Work required = Skip every picture and transcribe the remaining material exactly.

Data section =

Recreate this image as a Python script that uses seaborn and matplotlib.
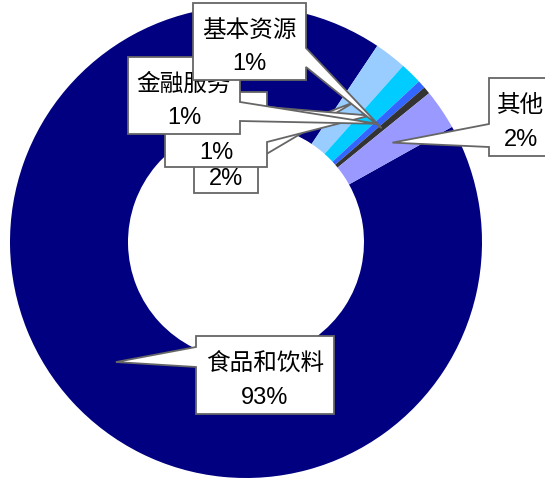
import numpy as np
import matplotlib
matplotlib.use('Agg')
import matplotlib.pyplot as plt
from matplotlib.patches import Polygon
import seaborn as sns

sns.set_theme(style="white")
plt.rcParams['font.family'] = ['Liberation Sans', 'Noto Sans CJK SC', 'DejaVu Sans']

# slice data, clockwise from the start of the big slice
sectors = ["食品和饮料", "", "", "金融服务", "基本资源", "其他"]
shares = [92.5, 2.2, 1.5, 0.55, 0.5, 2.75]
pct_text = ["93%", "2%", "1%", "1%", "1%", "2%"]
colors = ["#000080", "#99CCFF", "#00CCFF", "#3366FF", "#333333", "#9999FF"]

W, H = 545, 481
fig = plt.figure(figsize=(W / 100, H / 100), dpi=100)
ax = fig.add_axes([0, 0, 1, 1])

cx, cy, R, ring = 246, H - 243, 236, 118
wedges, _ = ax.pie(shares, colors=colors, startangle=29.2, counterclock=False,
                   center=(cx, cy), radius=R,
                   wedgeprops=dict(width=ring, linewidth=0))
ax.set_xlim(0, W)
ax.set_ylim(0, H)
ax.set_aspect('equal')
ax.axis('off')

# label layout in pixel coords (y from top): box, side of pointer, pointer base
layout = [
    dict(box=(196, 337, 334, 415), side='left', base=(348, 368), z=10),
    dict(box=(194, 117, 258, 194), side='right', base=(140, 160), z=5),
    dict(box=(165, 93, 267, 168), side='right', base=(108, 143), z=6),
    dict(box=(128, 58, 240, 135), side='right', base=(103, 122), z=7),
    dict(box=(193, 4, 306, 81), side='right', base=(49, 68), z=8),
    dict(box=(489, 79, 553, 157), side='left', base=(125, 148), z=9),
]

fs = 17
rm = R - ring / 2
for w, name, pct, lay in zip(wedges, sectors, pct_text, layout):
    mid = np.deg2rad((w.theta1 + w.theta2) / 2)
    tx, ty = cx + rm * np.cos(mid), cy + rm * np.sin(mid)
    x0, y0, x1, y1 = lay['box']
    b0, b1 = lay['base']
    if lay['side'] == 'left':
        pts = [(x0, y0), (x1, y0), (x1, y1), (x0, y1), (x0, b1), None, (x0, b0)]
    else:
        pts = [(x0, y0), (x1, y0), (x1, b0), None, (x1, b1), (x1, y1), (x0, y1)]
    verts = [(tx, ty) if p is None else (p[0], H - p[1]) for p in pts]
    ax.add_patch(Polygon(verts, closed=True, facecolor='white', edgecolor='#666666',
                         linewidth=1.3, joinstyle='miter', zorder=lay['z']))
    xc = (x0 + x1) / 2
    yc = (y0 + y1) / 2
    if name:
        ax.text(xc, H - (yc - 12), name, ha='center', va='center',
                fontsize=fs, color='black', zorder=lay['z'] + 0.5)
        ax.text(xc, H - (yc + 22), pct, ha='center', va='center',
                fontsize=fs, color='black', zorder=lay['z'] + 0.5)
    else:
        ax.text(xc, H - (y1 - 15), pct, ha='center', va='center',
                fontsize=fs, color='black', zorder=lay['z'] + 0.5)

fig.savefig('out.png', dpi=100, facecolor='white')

Written solution =
Recreate this image as a Python script that uses seaborn and matplotlib.
import numpy as np
import matplotlib
matplotlib.use('Agg')
import matplotlib.pyplot as plt
from matplotlib.patches import Polygon
import seaborn as sns

sns.set_theme(style="white")
plt.rcParams['font.family'] = ['Liberation Sans', 'Noto Sans CJK SC', 'DejaVu Sans']

# slice data, clockwise from the start of the big slice
sectors = ["食品和饮料", "", "", "金融服务", "基本资源", "其他"]
shares = [92.5, 2.2, 1.5, 0.55, 0.5, 2.75]
pct_text = ["93%", "2%", "1%", "1%", "1%", "2%"]
colors = ["#000080", "#99CCFF", "#00CCFF", "#3366FF", "#333333", "#9999FF"]

W, H = 545, 481
fig = plt.figure(figsize=(W / 100, H / 100), dpi=100)
ax = fig.add_axes([0, 0, 1, 1])

cx, cy, R, ring = 246, H - 243, 236, 118
wedges, _ = ax.pie(shares, colors=colors, startangle=29.2, counterclock=False,
                   center=(cx, cy), radius=R,
                   wedgeprops=dict(width=ring, linewidth=0))
ax.set_xlim(0, W)
ax.set_ylim(0, H)
ax.set_aspect('equal')
ax.axis('off')

# label layout in pixel coords (y from top): box, side of pointer, pointer base
layout = [
    dict(box=(196, 337, 334, 415), side='left', base=(348, 368), z=10),
    dict(box=(194, 117, 258, 194), side='right', base=(140, 160), z=5),
    dict(box=(165, 93, 267, 168), side='right', base=(108, 143), z=6),
    dict(box=(128, 58, 240, 135), side='right', base=(103, 122), z=7),
    dict(box=(193, 4, 306, 81), side='right', base=(49, 68), z=8),
    dict(box=(489, 79, 553, 157), side='left', base=(125, 148), z=9),
]

fs = 17
rm = R - ring / 2
for w, name, pct, lay in zip(wedges, sectors, pct_text, layout):
    mid = np.deg2rad((w.theta1 + w.theta2) / 2)
    tx, ty = cx + rm * np.cos(mid), cy + rm * np.sin(mid)
    x0, y0, x1, y1 = lay['box']
    b0, b1 = lay['base']
    if lay['side'] == 'left':
        pts = [(x0, y0), (x1, y0), (x1, y1), (x0, y1), (x0, b1), None, (x0, b0)]
    else:
        pts = [(x0, y0), (x1, y0), (x1, b0), None, (x1, b1), (x1, y1), (x0, y1)]
    verts = [(tx, ty) if p is None else (p[0], H - p[1]) for p in pts]
    ax.add_patch(Polygon(verts, closed=True, facecolor='white', edgecolor='#666666',
                         linewidth=1.3, joinstyle='miter', zorder=lay['z']))
    xc = (x0 + x1) / 2
    yc = (y0 + y1) / 2
    if name:
        ax.text(xc, H - (yc - 12), name, ha='center', va='center',
                fontsize=fs, color='black', zorder=lay['z'] + 0.5)
        ax.text(xc, H - (yc + 22), pct, ha='center', va='center',
                fontsize=fs, color='black', zorder=lay['z'] + 0.5)
    else:
        ax.text(xc, H - (y1 - 15), pct, ha='center', va='center',
                fontsize=fs, color='black', zorder=lay['z'] + 0.5)

fig.savefig('out.png', dpi=100, facecolor='white')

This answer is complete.